I recently read some advice that you should never purchase a tax lien in your own name. Well, before reading this advice, I had already purchased about a dozen tax liens in my own name. a few of them have redeemed.

Now I'm thinking that maybe I should acquire an LLC or S-corp to buy my liens from here on out. But here's the thing. I've owned an S-corp before. From 2011 until I dissolved it in 2013. I did almost nothing with it, although it did have its own bank account. I acquired it through a website, not a lawyer. Although it was a lawyer that set it up for me.

Here's my question: if I give this another go, do I buy the entity through a website like before? And if so, what sites would you recommend? Or should I get it through a lawyer this time?

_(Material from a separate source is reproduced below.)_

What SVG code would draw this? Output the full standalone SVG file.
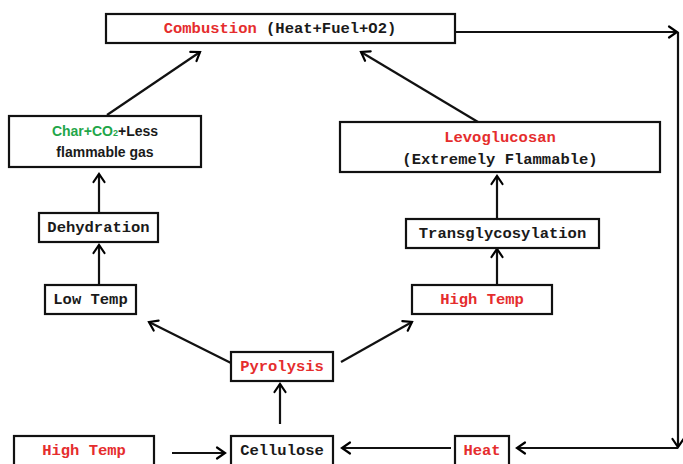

Or was that even good advice I read? Should I just continue to buy them in my own name like I have been doing already?

Eric,

As I am not a lawyer, take this with a grain of salt.

My understanding is that an LLC is ideal for many investors when the business itself generates a certain amount of income, usually under $40,000 per year NET. Above that amount, it may be advantageous to convert the LLC to an S corp, which is done with a filing called an S election. This amounts to the same LLC, but taxed as an S corp.

The reasoning to convert to an S corp is to avoid the self employment tax which is quite high. I would encourage you to do your own research and speak with a CPA on this.

- Josh

@Eric B.

From an asset-protection standpoint - there is likely little risk to your assets from owning tax liens(my opinion). There may be some risk if you foreclose on the property and the property becomes yours.

From a tax perspective - holding tax liens likely won't generate ordinary income that is subject to self-employment taxes; which negates some benefits from an S-corp.

Basit Siddiqi, CPA
917-280-8544

Okay...it sounds like I don't really need to start incorporating until I start buying tax deeds.